◆ Exercise requirements ◆
Report how many lines of these entries hold the string "Apache"; reply with the number alone.

◆ Information given ◆
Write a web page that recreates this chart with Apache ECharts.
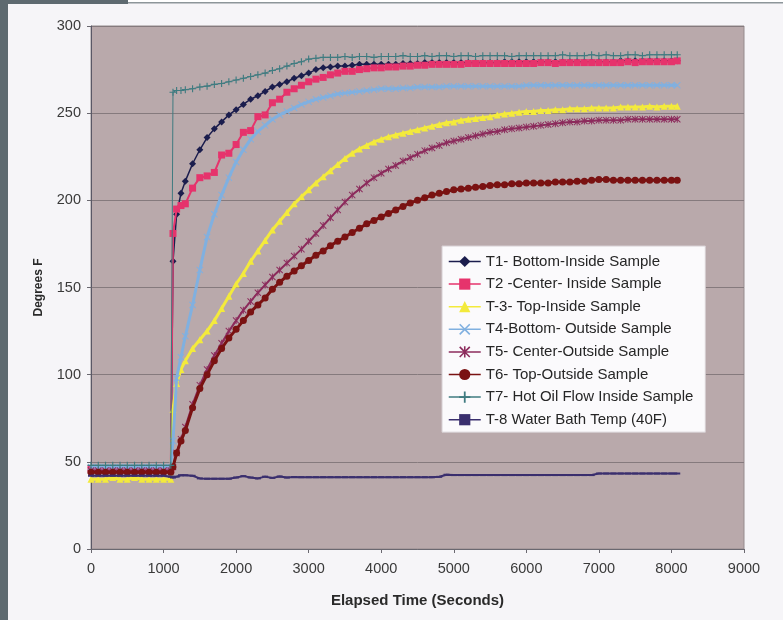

==

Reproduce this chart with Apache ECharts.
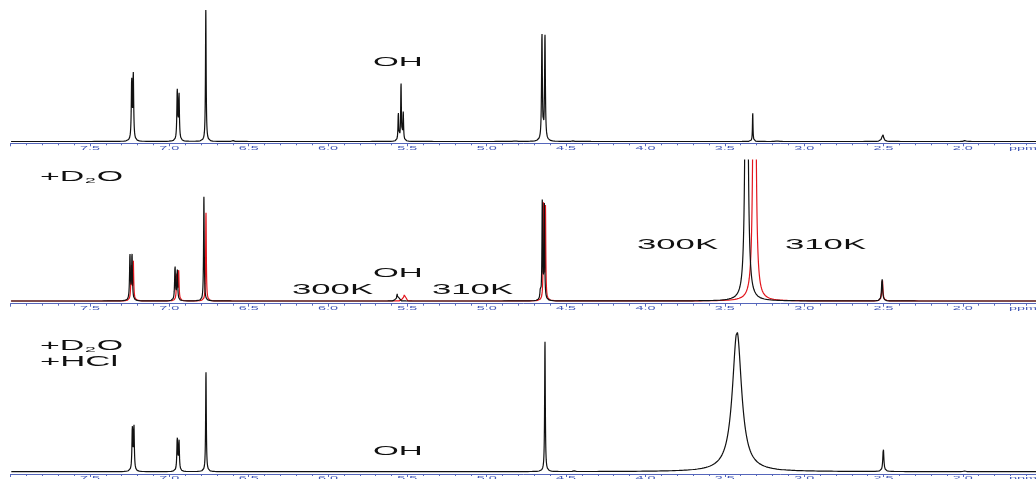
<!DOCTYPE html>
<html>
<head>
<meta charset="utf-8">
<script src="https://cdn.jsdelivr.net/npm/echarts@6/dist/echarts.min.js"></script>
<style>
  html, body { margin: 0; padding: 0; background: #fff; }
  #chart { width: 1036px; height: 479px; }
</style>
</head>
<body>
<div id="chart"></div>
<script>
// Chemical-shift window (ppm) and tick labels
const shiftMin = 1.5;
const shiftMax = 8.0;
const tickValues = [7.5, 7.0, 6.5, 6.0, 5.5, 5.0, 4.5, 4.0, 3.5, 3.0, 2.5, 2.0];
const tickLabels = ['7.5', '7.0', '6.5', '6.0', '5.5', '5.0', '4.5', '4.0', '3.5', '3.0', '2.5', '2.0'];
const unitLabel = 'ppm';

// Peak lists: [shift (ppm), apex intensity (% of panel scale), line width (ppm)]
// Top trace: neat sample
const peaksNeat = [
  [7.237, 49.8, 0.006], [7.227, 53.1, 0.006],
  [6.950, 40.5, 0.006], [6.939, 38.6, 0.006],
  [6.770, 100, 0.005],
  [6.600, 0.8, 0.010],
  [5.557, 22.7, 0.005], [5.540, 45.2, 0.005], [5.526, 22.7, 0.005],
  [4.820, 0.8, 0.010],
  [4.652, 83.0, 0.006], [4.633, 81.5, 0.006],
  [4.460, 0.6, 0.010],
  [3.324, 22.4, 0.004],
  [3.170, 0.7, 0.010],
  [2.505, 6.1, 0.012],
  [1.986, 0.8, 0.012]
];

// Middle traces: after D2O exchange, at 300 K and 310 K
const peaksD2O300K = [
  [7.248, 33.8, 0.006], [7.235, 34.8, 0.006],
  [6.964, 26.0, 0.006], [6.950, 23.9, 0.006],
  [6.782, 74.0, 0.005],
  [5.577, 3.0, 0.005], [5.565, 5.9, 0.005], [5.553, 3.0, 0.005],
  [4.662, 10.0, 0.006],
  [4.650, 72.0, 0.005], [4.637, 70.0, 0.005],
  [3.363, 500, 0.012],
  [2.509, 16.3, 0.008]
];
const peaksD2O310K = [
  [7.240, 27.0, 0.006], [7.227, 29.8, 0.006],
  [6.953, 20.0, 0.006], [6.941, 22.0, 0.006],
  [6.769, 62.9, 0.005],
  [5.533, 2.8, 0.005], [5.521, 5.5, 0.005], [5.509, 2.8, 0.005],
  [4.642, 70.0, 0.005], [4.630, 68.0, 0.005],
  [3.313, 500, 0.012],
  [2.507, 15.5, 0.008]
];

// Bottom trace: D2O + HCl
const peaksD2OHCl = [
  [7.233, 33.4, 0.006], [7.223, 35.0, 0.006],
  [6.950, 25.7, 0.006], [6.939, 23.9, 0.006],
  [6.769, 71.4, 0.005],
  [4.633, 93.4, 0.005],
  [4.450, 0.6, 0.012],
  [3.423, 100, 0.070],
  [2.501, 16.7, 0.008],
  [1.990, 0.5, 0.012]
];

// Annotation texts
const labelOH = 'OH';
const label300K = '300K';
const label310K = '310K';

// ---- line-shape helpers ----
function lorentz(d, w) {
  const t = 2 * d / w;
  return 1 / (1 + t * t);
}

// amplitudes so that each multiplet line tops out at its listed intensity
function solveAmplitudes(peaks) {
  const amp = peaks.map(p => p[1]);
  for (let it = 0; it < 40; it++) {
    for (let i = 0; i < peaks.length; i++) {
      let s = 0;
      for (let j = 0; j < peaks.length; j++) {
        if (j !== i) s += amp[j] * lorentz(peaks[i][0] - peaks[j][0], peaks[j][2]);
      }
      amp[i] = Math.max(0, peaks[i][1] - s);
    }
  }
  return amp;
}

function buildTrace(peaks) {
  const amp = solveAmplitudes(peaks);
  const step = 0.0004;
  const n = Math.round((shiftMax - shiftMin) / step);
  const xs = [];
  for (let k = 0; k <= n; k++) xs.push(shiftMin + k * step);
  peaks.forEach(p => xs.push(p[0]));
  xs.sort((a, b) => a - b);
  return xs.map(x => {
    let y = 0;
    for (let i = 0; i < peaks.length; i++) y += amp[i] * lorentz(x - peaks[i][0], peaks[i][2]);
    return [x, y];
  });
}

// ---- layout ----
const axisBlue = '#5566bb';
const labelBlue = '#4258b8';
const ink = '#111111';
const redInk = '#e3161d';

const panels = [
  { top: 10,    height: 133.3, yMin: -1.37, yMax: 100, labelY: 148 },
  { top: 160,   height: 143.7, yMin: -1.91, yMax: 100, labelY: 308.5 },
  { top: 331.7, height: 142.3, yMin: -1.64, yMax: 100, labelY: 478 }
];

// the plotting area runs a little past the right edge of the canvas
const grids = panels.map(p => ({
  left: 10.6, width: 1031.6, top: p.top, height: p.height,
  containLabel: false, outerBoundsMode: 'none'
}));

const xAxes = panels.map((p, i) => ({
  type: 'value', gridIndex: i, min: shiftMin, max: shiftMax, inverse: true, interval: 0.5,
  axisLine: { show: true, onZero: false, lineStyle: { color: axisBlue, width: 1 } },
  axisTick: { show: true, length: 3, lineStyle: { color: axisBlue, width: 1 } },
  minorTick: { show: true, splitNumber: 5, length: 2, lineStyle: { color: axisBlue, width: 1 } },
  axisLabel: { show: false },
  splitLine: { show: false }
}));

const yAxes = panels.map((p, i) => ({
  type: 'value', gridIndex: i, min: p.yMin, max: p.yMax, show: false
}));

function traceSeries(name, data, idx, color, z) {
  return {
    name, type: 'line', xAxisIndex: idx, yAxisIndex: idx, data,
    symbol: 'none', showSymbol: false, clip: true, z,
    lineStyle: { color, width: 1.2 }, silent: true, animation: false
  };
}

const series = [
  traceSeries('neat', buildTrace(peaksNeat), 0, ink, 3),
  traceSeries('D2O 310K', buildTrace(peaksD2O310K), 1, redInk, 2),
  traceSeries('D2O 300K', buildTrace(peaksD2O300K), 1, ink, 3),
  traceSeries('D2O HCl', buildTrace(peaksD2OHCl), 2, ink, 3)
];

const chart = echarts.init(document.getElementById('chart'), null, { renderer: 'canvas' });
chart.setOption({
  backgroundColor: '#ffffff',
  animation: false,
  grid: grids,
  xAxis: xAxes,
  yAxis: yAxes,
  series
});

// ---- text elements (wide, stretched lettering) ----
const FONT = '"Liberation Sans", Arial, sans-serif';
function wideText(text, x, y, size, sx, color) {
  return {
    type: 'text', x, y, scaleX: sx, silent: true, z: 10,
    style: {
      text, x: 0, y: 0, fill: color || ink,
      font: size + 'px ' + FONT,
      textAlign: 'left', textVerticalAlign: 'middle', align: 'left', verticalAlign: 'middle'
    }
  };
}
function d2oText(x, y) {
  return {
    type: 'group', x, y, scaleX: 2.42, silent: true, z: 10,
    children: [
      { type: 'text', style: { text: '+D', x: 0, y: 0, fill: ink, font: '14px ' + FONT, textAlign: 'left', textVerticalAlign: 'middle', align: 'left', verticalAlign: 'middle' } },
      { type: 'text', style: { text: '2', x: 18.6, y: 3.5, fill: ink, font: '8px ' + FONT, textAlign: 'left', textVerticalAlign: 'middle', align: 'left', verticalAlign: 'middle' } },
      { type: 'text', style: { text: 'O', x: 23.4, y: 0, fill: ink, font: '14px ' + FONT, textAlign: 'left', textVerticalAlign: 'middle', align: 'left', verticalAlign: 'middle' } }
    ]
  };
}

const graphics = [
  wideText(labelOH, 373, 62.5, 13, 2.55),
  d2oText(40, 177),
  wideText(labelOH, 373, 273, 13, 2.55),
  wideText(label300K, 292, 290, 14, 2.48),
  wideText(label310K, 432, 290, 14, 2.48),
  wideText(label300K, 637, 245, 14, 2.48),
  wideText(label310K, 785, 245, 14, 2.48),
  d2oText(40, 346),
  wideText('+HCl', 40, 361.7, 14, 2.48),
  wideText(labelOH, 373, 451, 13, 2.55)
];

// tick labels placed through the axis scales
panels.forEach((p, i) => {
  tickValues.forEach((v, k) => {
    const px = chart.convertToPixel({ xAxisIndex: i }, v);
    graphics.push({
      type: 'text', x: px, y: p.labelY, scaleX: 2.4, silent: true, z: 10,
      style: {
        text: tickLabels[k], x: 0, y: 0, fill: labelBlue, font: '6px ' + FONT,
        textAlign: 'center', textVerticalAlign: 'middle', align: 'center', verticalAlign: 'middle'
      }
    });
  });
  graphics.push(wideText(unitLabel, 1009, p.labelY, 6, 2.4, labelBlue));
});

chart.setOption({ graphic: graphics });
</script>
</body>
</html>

--

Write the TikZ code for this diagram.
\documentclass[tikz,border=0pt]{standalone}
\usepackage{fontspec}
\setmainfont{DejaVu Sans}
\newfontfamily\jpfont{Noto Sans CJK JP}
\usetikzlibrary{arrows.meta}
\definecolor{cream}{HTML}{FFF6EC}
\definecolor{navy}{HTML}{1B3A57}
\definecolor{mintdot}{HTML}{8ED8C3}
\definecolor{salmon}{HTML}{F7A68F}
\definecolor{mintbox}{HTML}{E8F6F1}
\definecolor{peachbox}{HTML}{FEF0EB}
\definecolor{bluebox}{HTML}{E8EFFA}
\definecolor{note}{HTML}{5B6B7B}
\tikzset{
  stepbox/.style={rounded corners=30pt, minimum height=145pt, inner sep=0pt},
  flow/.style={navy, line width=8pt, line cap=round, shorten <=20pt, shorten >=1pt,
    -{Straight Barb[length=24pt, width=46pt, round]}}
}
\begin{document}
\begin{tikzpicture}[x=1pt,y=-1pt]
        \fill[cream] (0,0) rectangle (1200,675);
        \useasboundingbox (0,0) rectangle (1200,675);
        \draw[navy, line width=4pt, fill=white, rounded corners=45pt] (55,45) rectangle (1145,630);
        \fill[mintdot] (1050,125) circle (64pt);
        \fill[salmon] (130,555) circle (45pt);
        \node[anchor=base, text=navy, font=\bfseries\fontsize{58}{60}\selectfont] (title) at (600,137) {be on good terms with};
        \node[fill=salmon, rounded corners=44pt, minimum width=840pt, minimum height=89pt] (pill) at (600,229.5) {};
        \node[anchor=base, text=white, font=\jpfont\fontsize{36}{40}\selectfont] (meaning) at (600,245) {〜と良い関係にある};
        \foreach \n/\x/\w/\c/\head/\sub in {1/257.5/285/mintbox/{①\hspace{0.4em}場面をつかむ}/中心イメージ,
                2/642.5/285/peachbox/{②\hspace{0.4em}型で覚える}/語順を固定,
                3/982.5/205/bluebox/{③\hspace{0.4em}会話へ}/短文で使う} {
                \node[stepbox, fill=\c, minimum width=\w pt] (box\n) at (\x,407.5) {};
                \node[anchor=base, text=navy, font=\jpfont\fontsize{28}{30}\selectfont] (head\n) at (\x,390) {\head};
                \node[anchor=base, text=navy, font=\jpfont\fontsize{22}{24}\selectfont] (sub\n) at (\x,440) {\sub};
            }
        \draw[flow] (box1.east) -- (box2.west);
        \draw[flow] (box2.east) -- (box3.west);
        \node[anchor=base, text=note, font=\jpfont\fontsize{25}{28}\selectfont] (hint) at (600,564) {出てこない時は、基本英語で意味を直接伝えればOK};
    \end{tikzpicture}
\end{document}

◆ Output for this exercise ◆
2